Although he had been outspoken in his criticism of the GOP leadership in recent weeks, Hagel yesterday concentrated instead on his own platform for the campaign post. He called for a "strong, positive, issues-oriented agenda" and pledged to give candidates more autonomy and support, focus on raising "hard" money for their campaigns rather than "soft" money for negative ads and do more to recruit promising candidates.
He was particularly scathing about "demonizing" ads. "This nonsense of savaging your opponent and making their noses grow long and their ears grow hairy and big, that's something my 6-year-old and 8-year-old find quite amusing. It's great theater but I don't know what it does to improve the culture of politics or governance or leadership in this country."
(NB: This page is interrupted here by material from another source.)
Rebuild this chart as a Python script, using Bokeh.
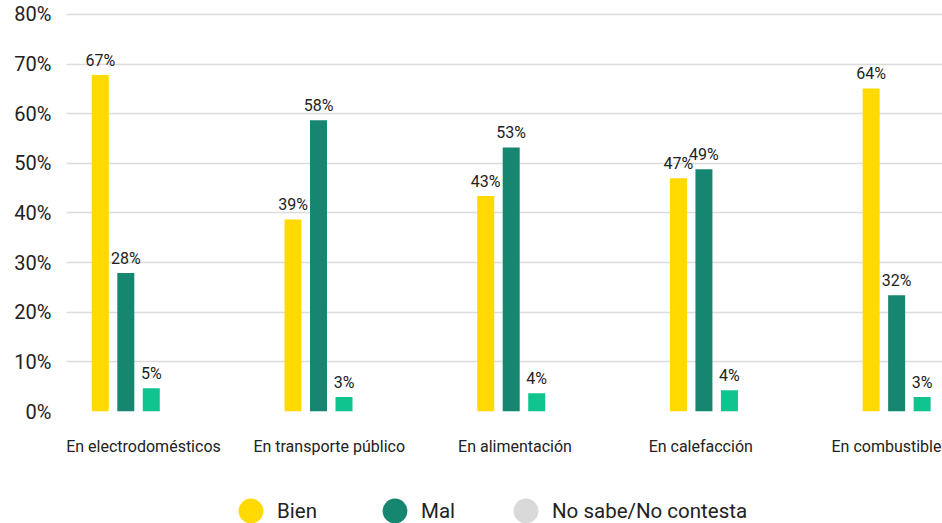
from bokeh.plotting import figure
from bokeh.layouts import column
from bokeh.models import (ColumnDataSource, Range1d, LinearAxis, FixedTicker,
                          PrintfTickFormatter, Legend, LegendItem)
from bokeh.transform import dodge
from bokeh.embed import file_html
from bokeh.resources import INLINE
from bokeh.core.properties import value

categories = ["En electrodomésticos", "En transporte público", "En alimentación",
              "En calefacción", "En combustible"]
series = ["Bien", "Mal", "No sabe/No contesta"]
bien = [67.8, 38.7, 43.4, 47.0, 65.1]
mal = [27.9, 58.7, 53.2, 48.8, 23.4]
nsnc = [4.7, 2.9, 3.7, 4.3, 2.9]
bien_labels = ["67%", "39%", "43%", "47%", "64%"]
mal_labels = ["28%", "58%", "53%", "49%", "32%"]
nsnc_labels = ["5%", "3%", "4%", "4%", "3%"]
y_ticks = [0, 10, 20, 30, 40, 50, 60, 70, 80]

bar_colors = ["#FFD900", "#178670", "#10C490"]
legend_colors = ["#FFD900", "#178670", "#D9D9D9"]
TEXT = "#222222"
FONT = "Roboto"

idx = list(range(len(categories)))
source = ColumnDataSource(data=dict(
    idx=idx, bien=bien, mal=mal, nsnc=nsnc,
    bien_l=bien_labels, mal_l=mal_labels, nsnc_l=nsnc_labels,
))

p = figure(width=942, height=463, output_backend="svg", toolbar_location=None,
           x_range=Range1d(-0.3077, 4.238), y_range=Range1d(0, 81),
           x_axis_location=None, tools="")
p.min_border_left = 66
p.min_border_right = 0
p.min_border_top = 9
p.min_border_bottom = 52
p.outline_line_color = None
p.background_fill_color = "white"
p.border_fill_color = "white"

# category axis on its own range
p.extra_x_ranges = {"cats": Range1d(-0.4145, 4.3015)}
xax = LinearAxis(x_range_name="cats", ticker=FixedTicker(ticks=idx),
                 major_label_overrides={i: c for i, c in zip(idx, categories)})
xax.axis_line_color = None
xax.major_tick_line_color = None
xax.minor_tick_line_color = None
xax.major_label_standoff = 19
xax.major_label_text_font = FONT
xax.major_label_text_font_size = "16px"
xax.major_label_text_color = TEXT
p.add_layout(xax, "below")

p.xgrid.visible = False
p.ygrid.ticker = FixedTicker(ticks=y_ticks)
p.ygrid.grid_line_color = "#DCDCDC"
p.ygrid.grid_line_width = 1.5

yax = p.yaxis[0]
yax.ticker = FixedTicker(ticks=y_ticks)
yax.formatter = PrintfTickFormatter(format="%d%%")
yax.axis_line_color = None
yax.major_tick_line_color = None
yax.minor_tick_line_color = None
yax.major_tick_out = 0
yax.major_label_standoff = 15
yax.major_label_text_font = FONT
yax.major_label_text_font_size = "20px"
yax.major_label_text_color = TEXT

bw = 0.0882
off = 0.1323
fields = [("bien", "bien_l", -off), ("mal", "mal_l", 0.0), ("nsnc", "nsnc_l", off)]
for (f, lf, o), col in zip(fields, bar_colors):
    p.vbar(x=dodge("idx", o, range=p.x_range), top=f, width=bw, source=source,
           fill_color=col, line_color=None)
    p.text(x=dodge("idx", o, range=p.x_range), y=f, text=lf, source=source,
           text_font=value(FONT), text_font_size=value("16px"), text_color=TEXT,
           text_align="center", text_baseline="alphabetic", y_offset=-15)

# legend strip below the chart (frame aligned with the chart above)
pl = figure(width=942, height=60, output_backend="svg", toolbar_location=None,
            x_range=Range1d(0, 1), y_range=Range1d(0, 1),
            x_axis_location=None, y_axis_location=None, tools="")
pl.min_border_left = 66
pl.min_border_right = 0
pl.min_border_top = 0
pl.min_border_bottom = 0
pl.outline_line_color = None
pl.xgrid.visible = False
pl.ygrid.visible = False

value_cols = ["bien", "mal", "nsnc"]
leg_x = [169, 313, 444]
for name, col, vc, lx in zip(series, legend_colors, value_cols, leg_x):
    # circles fall outside this strip's ranges: only their legend swatch shows
    r = pl.ellipse(x="idx", y=vc, width=24, height=24, width_units="screen",
                   height_units="screen", source=source,
                   fill_color=col, line_color=None)
    leg = Legend(items=[LegendItem(label=name, renderers=[r])],
                 location=(lx, -3), orientation="horizontal",
                 glyph_width=31, glyph_height=31, label_standoff=11,
                 padding=0, margin=0, spacing=0,
                 border_line_color=None, background_fill_alpha=0,
                 label_text_font=FONT, label_text_font_size="20.5px",
                 label_text_color=TEXT)
    pl.add_layout(leg)

layout = column(p, pl, spacing=0)
open("out.html", "w").write(file_html(layout, INLINE))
Despite widespread grumbling about Republicans' failure to gain any Senate seats in the Nov. 3 elections, Majority Leader Trent Lott (R-Miss.) and all other current members of the Senate GOP leadership -- except McConnell -- have escaped challenge in party caucuses scheduled for next Tuesday.
This is in sharp contrast to the Republican leadership free-for-all in the House, which resulted in retirement of Speaker Newt Gingrich (Ga.) and defeat of two other GOP leaders, including Rep. John Linder (Ga.), chairman of the House GOP campaign committee. The Senate is nearly always slower than the House to boil over, and House Republicans' rage was exacerbated by the fact that they lost seats.
But McConnell became a target both because of dissatisfaction in some quarters with the job he did this year and because of the importance of Senate races in 2000. With Republicans defending 19 seats, compared with 15 for the Democrats, some GOP senators have said privately they believe they could lose their majority if the next campaign plays out the way the last one did.
McConnell issued no comment on Hagel's challenge but Mike Russell, campaign committee spokesman, said: "We feel confident about our vote count and we're sensing a lot of unease about the idea of turning this committee over to a two-year freshman in a cycle when our majority is on the line." Hagel was elected in 1996, McConnell in 1984.
Lott, who had previously indicated he supports McConnell, said: "Given the challenge of the coming election cycle, it is critical that we elect a chairman . . . with the seasoned experience and proven skills to lead us to victory."
While they have no leadership contests, Senate Democrats also have a problem filling their campaign leadership post but it is the opposite of the Republicans' dilemma: No one seems to want the job.
Sen. Robert G. Torricelli (N.J.), currently co-chairman, is in line for the job but may not take it, especially if he does not get on the Senate Finance Committee, according to party sources. Minority Leader Thomas A. Daschle (S.D.), following through on earlier pledges, has promised the finance slot to Sen. Charles S. Robb (Va.), who may face a tough fight for reelection in two years.